Vital Healthcare lifts annual earnings 54%, looks for further acquisitions
Vital Healthcare Property Trust, the listed hospital owner and developer, increased annual earnings 54 percent as it saw rental income grow in a year when it made seven major acquisitions, with its outlook strong for 2018.
Distributable earnings, the preferred measure for property investors because it strips out unrealised movements in the value of property, rose to $61.8 million in the 12 months ended June 30, from $40.2 million a year earlier, trust manager Vital Healthcare Management said in a statement.
Net profit rose 86 percent to $217.6 million, including a $168.5 million gain on the value of Vital's property portfolio. Some 90 percent of that gain came from its Australian portfolio, with the remaining 10 percent from New Zealand assets.
"The 2017 financial year has been a positive and productive one for Vital.
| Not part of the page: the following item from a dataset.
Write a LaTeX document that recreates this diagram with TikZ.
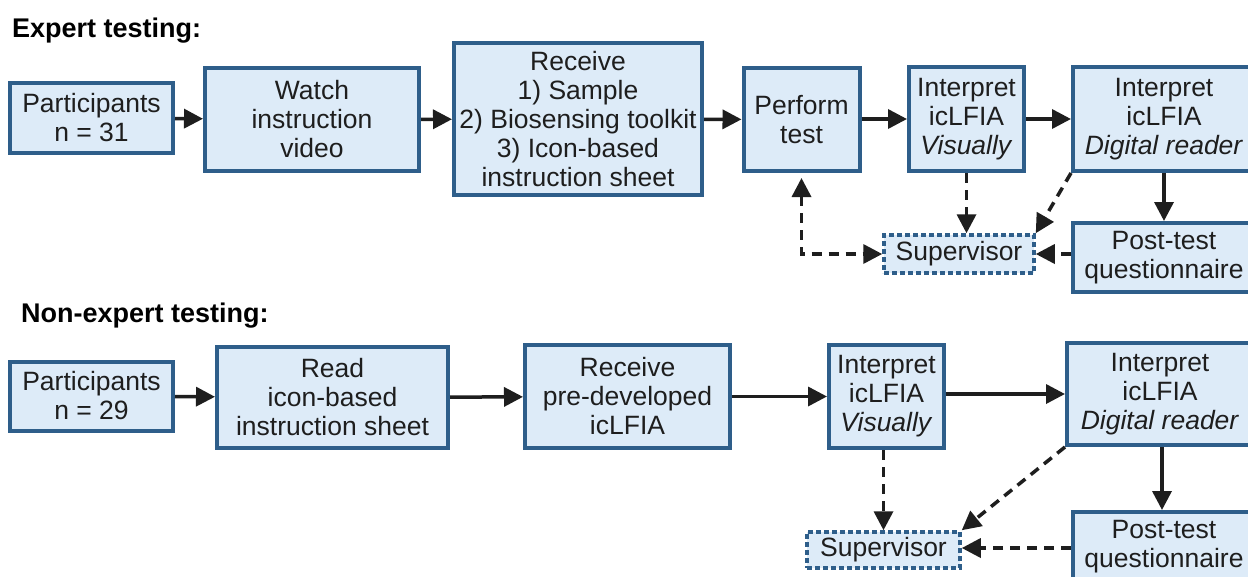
\documentclass[tikz,border=0pt]{standalone}
\usepackage{fontspec}
\setmainfont{Liberation Sans}
\usetikzlibrary{arrows.meta}
\definecolor{boxblue}{RGB}{46,94,138}
\definecolor{boxfill}{RGB}{221,235,248}
\definecolor{inkc}{RGB}{30,30,30}
\tikzset{
  stepbox/.style={draw=boxblue, fill=boxfill, line width=4pt, align=center,
    inner sep=0pt, text=inkc, font=\fontsize{26.5}{29}\selectfont},
  supbox/.style={stepbox, line width=3.5pt, dash pattern=on 5pt off 3pt},
  tipA/.tip={Triangle[length=19pt,width=19pt]},
  arr/.style={-tipA, line width=3.5pt, draw=inkc},
  darr/.style={arr, dash pattern=on 10pt off 7pt},
  heading/.style={anchor=base west, inner sep=0pt, text=black,
    font=\fontsize{27}{30}\selectfont\bfseries}
}
\begin{document}
\begin{tikzpicture}[x=1pt,y=-1pt]
\useasboundingbox[fill=white] (0,0) rectangle (1248,576);

% ---- Expert testing ----
\node[heading] (t1) at (12,37) {Expert testing:};
\node[stepbox, minimum width=163pt, minimum height=70pt] (p1) at (91.5,118) {Participants\\n = 31};
\node[stepbox, minimum width=214pt, minimum height=103pt] (watch) at (312,119.5) {Watch\\instruction\\video};
\node[stepbox, minimum width=248pt, minimum height=152pt] (recv1) at (578,119) {Receive\\1) Sample\\2) Biosensing toolkit\\3) Icon-based\\instruction sheet};
\node[stepbox, minimum width=116pt, minimum height=103pt] (perf) at (801.5,119.5) {Perform\\test};
\node[stepbox, minimum width=115pt, minimum height=104pt] (vis1) at (966.5,119) {Interpret\\icLFIA\\\textit{Visually}};
\node[stepbox, minimum width=182pt, minimum height=104pt] (dig1) at (1164,119) {Interpret\\icLFIA\\\textit{Digital reader}};
\node[stepbox, minimum width=182pt, minimum height=69pt] (post1) at (1164,257.5) {Post-test\\questionnaire};
\node[supbox, minimum width=150pt, minimum height=38pt] (sup1) at (959,254) {Supervisor};

\draw[arr] (p1) -- (watch);
\draw[arr] (watch) -- (recv1);
\draw[arr] (recv1) -- (perf);
\draw[arr] (perf.east |- vis1.west) -- (vis1.west);
\draw[arr] (vis1) -- (dig1);
\draw[arr] (dig1.south -| post1.north) -- (post1.north);
\draw[darr] (vis1.south) -- (sup1.north -| vis1.south);
\draw[darr] (dig1.south west) -- (sup1.north east);
\draw[darr] (post1.west |- sup1.east) -- (sup1.east);
\draw[darr, tipA-tipA, shorten <=5pt] (perf.south) |- (sup1.west);

% ---- Non-expert testing ----
\node[heading] (t2) at (21,322) {Non-expert testing:};
\node[stepbox, minimum width=163pt, minimum height=69pt] (p2) at (91.5,396) {Participants\\n = 29};
\node[stepbox, minimum width=231pt, minimum height=101pt] (read) at (332.5,397.5) {Read\\icon-based\\instruction sheet};
\node[stepbox, minimum width=205pt, minimum height=103pt] (recv2) at (627.5,396.5) {Receive\\pre-developed\\icLFIA};
\node[stepbox, minimum width=115pt, minimum height=103pt] (vis2) at (886.5,396.5) {Interpret\\icLFIA\\\textit{Visually}};
\node[stepbox, minimum width=186pt, minimum height=102pt] (dig2) at (1160,394) {Interpret\\icLFIA\\\textit{Digital reader}};
\node[stepbox, minimum width=182pt, minimum height=70pt] (post2) at (1164,547) {Post-test\\questionnaire};
\node[supbox, minimum width=153pt, minimum height=36pt] (sup2) at (883.5,550) {Supervisor};

\draw[arr] (p2) -- (read);
\draw[arr] (read) -- (recv2);
\draw[arr] (recv2) -- (vis2);
\draw[arr] (vis2.east |- dig2.west) -- (dig2.west);
\draw[arr] (dig2.south -| 1162,0) -- (post2.north -| 1162,0);
\draw[darr] (vis2.south -| sup2.north) -- (sup2.north);
\draw[darr] (dig2.south west) -- (sup2.north east);
\draw[darr] (post2.west |- 0,548) -- (sup2.east |- 0,548);
\end{tikzpicture}
\end{document}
We have enhanced almost every aspect of the business with solid portfolio performance underpinning the financial position," chief executive David Carr said. "Population and ageing demographic drivers continue to support demand for healthcare services, and with a stable platform we look ahead to 2018 with confidence as we continue to execute on our long term strategy."
The hospital and healthcare property developer and investor has been expanding and diversifying its portfolio since it raised $160 million in a rights issue last year. It spent $190 million on the seven major acquisitions across Australasia in the year, and says five have future brownfield potential, while it has A$62.6 million in five brownfield projects currently underway.
Vital lifted net rental income 31 percent to $89.7 million in the year, which included $13.8 million for a lease termination receipt. Expenses rose 52 percent to $22.1 million, driven primarily by management and incentive fees on the back of strong revaluations. Incentive fees totalled $12.3 million in the year.
"Vital starts the 2018 financial year in a great position, with 2017 one of our busiest ever," Carr said. "Our scale and diversification strategy remains a core focus as we continue to execute on acquisition opportunities, complete the balance of the current brownfield development pipeline and aim to announce further projects through the year."
The board declared a fourth quarter distribution of 2.125 cents per unit, with a Sept. 7 record date and payable on Sept. 21. That takes the annual return to 8.5 cents per unit, and the property investor intends to maintain that in the 2018 financial year.
The units last traded at $2.28, and have gained 13 percent this year. The stock is rated an average 'hold' based on three analyst recommendations compiled by Reuters, with a mean target price of $2.18.